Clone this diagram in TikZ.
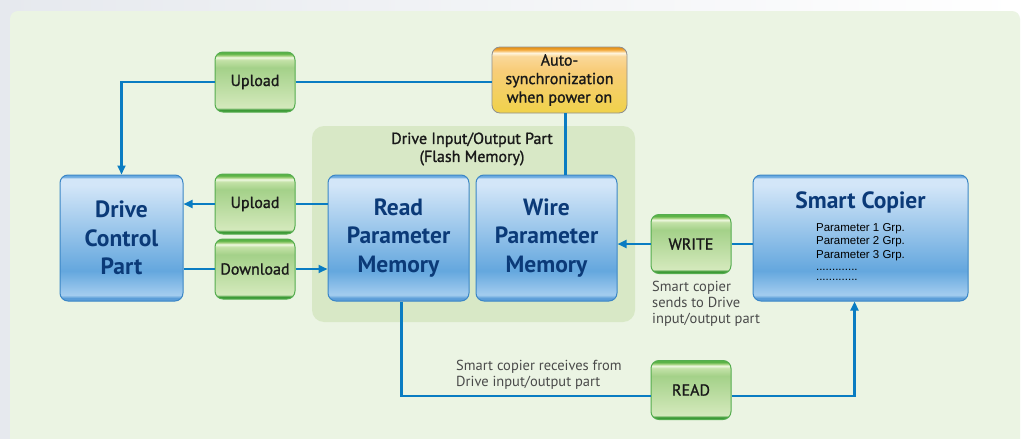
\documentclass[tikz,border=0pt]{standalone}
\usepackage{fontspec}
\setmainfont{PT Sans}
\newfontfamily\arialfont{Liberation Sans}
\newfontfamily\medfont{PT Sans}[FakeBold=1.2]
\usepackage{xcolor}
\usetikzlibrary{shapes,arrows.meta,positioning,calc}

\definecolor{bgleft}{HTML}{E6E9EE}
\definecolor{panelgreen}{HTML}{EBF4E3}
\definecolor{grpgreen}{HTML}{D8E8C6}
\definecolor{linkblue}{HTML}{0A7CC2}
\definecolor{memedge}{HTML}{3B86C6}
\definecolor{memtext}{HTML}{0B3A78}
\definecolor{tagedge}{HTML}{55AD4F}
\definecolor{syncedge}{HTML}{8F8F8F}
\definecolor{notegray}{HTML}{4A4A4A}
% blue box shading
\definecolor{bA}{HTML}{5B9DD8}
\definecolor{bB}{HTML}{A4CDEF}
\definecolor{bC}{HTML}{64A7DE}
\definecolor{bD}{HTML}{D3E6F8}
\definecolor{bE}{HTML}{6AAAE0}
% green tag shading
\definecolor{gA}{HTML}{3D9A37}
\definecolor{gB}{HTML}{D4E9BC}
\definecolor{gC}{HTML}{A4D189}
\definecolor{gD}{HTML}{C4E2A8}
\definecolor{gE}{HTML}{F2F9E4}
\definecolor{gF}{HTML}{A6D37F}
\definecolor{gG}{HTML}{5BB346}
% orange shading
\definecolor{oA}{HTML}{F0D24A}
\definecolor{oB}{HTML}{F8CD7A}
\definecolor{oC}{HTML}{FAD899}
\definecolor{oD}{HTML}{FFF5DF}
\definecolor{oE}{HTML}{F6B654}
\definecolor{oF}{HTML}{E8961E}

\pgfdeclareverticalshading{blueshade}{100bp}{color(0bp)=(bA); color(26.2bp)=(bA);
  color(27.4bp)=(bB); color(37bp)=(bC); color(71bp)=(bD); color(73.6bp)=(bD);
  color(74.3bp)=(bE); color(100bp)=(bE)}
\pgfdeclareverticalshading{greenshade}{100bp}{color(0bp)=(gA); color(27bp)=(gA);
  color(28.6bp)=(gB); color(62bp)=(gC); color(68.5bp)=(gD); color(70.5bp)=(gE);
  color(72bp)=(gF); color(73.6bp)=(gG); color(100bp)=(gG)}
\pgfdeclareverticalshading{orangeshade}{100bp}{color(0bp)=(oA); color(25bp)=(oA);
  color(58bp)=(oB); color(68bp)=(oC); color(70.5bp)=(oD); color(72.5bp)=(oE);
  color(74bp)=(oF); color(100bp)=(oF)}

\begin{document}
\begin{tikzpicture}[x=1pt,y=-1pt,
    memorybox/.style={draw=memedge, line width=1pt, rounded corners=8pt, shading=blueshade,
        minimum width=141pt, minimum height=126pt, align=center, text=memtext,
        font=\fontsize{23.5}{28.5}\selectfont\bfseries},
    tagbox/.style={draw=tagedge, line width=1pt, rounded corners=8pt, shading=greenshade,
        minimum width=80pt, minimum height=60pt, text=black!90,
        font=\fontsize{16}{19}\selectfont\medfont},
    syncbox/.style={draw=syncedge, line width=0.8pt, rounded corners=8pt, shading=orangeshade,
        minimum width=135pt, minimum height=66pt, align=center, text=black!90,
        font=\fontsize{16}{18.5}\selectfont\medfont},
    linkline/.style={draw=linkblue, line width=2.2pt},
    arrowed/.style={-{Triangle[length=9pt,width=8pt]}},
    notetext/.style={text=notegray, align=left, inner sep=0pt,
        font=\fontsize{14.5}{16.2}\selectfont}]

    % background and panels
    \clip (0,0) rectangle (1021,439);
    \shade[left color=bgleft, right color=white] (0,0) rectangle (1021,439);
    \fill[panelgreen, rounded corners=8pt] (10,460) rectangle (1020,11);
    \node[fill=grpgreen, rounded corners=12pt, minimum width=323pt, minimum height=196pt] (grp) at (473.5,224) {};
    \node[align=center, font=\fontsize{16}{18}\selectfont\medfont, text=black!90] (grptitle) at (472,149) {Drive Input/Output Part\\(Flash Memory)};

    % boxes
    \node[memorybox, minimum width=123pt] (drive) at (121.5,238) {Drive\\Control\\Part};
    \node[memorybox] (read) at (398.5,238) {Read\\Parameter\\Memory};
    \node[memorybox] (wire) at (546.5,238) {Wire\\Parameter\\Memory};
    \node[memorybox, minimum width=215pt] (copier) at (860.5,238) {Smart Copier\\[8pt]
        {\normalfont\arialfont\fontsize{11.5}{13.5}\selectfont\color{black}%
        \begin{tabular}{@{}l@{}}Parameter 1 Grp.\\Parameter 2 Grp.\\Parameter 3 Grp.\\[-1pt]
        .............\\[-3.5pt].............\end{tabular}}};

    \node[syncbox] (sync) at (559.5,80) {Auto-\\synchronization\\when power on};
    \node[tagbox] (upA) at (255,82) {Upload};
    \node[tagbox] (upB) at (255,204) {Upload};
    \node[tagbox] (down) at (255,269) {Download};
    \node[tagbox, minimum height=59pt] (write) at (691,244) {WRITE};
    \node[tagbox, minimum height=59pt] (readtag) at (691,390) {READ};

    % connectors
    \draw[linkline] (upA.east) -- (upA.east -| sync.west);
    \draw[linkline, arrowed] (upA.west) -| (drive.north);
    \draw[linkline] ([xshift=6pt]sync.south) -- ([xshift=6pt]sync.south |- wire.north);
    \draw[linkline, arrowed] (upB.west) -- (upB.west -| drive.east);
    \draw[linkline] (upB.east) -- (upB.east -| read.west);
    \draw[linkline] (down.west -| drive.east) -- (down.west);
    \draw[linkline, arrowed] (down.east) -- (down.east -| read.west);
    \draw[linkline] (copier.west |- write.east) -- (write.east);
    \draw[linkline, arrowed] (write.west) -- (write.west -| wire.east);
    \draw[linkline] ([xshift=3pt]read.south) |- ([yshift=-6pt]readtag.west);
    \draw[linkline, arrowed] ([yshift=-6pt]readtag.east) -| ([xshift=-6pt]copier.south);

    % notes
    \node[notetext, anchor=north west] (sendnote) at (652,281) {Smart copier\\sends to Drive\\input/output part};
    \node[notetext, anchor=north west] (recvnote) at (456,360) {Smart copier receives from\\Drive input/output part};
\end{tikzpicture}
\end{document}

▶ _Set problem_:
Go through the listing above and write it all out exactly, leaving out any picture.

▶ _Completed task_:
Clone this diagram in TikZ.
\documentclass[tikz,border=0pt]{standalone}
\usepackage{fontspec}
\setmainfont{PT Sans}
\newfontfamily\arialfont{Liberation Sans}
\newfontfamily\medfont{PT Sans}[FakeBold=1.2]
\usepackage{xcolor}
\usetikzlibrary{shapes,arrows.meta,positioning,calc}

\definecolor{bgleft}{HTML}{E6E9EE}
\definecolor{panelgreen}{HTML}{EBF4E3}
\definecolor{grpgreen}{HTML}{D8E8C6}
\definecolor{linkblue}{HTML}{0A7CC2}
\definecolor{memedge}{HTML}{3B86C6}
\definecolor{memtext}{HTML}{0B3A78}
\definecolor{tagedge}{HTML}{55AD4F}
\definecolor{syncedge}{HTML}{8F8F8F}
\definecolor{notegray}{HTML}{4A4A4A}
% blue box shading
\definecolor{bA}{HTML}{5B9DD8}
\definecolor{bB}{HTML}{A4CDEF}
\definecolor{bC}{HTML}{64A7DE}
\definecolor{bD}{HTML}{D3E6F8}
\definecolor{bE}{HTML}{6AAAE0}
% green tag shading
\definecolor{gA}{HTML}{3D9A37}
\definecolor{gB}{HTML}{D4E9BC}
\definecolor{gC}{HTML}{A4D189}
\definecolor{gD}{HTML}{C4E2A8}
\definecolor{gE}{HTML}{F2F9E4}
\definecolor{gF}{HTML}{A6D37F}
\definecolor{gG}{HTML}{5BB346}
% orange shading
\definecolor{oA}{HTML}{F0D24A}
\definecolor{oB}{HTML}{F8CD7A}
\definecolor{oC}{HTML}{FAD899}
\definecolor{oD}{HTML}{FFF5DF}
\definecolor{oE}{HTML}{F6B654}
\definecolor{oF}{HTML}{E8961E}

\pgfdeclareverticalshading{blueshade}{100bp}{color(0bp)=(bA); color(26.2bp)=(bA);
  color(27.4bp)=(bB); color(37bp)=(bC); color(71bp)=(bD); color(73.6bp)=(bD);
  color(74.3bp)=(bE); color(100bp)=(bE)}
\pgfdeclareverticalshading{greenshade}{100bp}{color(0bp)=(gA); color(27bp)=(gA);
  color(28.6bp)=(gB); color(62bp)=(gC); color(68.5bp)=(gD); color(70.5bp)=(gE);
  color(72bp)=(gF); color(73.6bp)=(gG); color(100bp)=(gG)}
\pgfdeclareverticalshading{orangeshade}{100bp}{color(0bp)=(oA); color(25bp)=(oA);
  color(58bp)=(oB); color(68bp)=(oC); color(70.5bp)=(oD); color(72.5bp)=(oE);
  color(74bp)=(oF); color(100bp)=(oF)}

\begin{document}
\begin{tikzpicture}[x=1pt,y=-1pt,
    memorybox/.style={draw=memedge, line width=1pt, rounded corners=8pt, shading=blueshade,
        minimum width=141pt, minimum height=126pt, align=center, text=memtext,
        font=\fontsize{23.5}{28.5}\selectfont\bfseries},
    tagbox/.style={draw=tagedge, line width=1pt, rounded corners=8pt, shading=greenshade,
        minimum width=80pt, minimum height=60pt, text=black!90,
        font=\fontsize{16}{19}\selectfont\medfont},
    syncbox/.style={draw=syncedge, line width=0.8pt, rounded corners=8pt, shading=orangeshade,
        minimum width=135pt, minimum height=66pt, align=center, text=black!90,
        font=\fontsize{16}{18.5}\selectfont\medfont},
    linkline/.style={draw=linkblue, line width=2.2pt},
    arrowed/.style={-{Triangle[length=9pt,width=8pt]}},
    notetext/.style={text=notegray, align=left, inner sep=0pt,
        font=\fontsize{14.5}{16.2}\selectfont}]

    % background and panels
    \clip (0,0) rectangle (1021,439);
    \shade[left color=bgleft, right color=white] (0,0) rectangle (1021,439);
    \fill[panelgreen, rounded corners=8pt] (10,460) rectangle (1020,11);
    \node[fill=grpgreen, rounded corners=12pt, minimum width=323pt, minimum height=196pt] (grp) at (473.5,224) {};
    \node[align=center, font=\fontsize{16}{18}\selectfont\medfont, text=black!90] (grptitle) at (472,149) {Drive Input/Output Part\\(Flash Memory)};

    % boxes
    \node[memorybox, minimum width=123pt] (drive) at (121.5,238) {Drive\\Control\\Part};
    \node[memorybox] (read) at (398.5,238) {Read\\Parameter\\Memory};
    \node[memorybox] (wire) at (546.5,238) {Wire\\Parameter\\Memory};
    \node[memorybox, minimum width=215pt] (copier) at (860.5,238) {Smart Copier\\[8pt]
        {\normalfont\arialfont\fontsize{11.5}{13.5}\selectfont\color{black}%
        \begin{tabular}{@{}l@{}}Parameter 1 Grp.\\Parameter 2 Grp.\\Parameter 3 Grp.\\[-1pt]
        .............\\[-3.5pt].............\end{tabular}}};

    \node[syncbox] (sync) at (559.5,80) {Auto-\\synchronization\\when power on};
    \node[tagbox] (upA) at (255,82) {Upload};
    \node[tagbox] (upB) at (255,204) {Upload};
    \node[tagbox] (down) at (255,269) {Download};
    \node[tagbox, minimum height=59pt] (write) at (691,244) {WRITE};
    \node[tagbox, minimum height=59pt] (readtag) at (691,390) {READ};

    % connectors
    \draw[linkline] (upA.east) -- (upA.east -| sync.west);
    \draw[linkline, arrowed] (upA.west) -| (drive.north);
    \draw[linkline] ([xshift=6pt]sync.south) -- ([xshift=6pt]sync.south |- wire.north);
    \draw[linkline, arrowed] (upB.west) -- (upB.west -| drive.east);
    \draw[linkline] (upB.east) -- (upB.east -| read.west);
    \draw[linkline] (down.west -| drive.east) -- (down.west);
    \draw[linkline, arrowed] (down.east) -- (down.east -| read.west);
    \draw[linkline] (copier.west |- write.east) -- (write.east);
    \draw[linkline, arrowed] (write.west) -- (write.west -| wire.east);
    \draw[linkline] ([xshift=3pt]read.south) |- ([yshift=-6pt]readtag.west);
    \draw[linkline, arrowed] ([yshift=-6pt]readtag.east) -| ([xshift=-6pt]copier.south);

    % notes
    \node[notetext, anchor=north west] (sendnote) at (652,281) {Smart copier\\sends to Drive\\input/output part};
    \node[notetext, anchor=north west] (recvnote) at (456,360) {Smart copier receives from\\Drive input/output part};
\end{tikzpicture}
\end{document}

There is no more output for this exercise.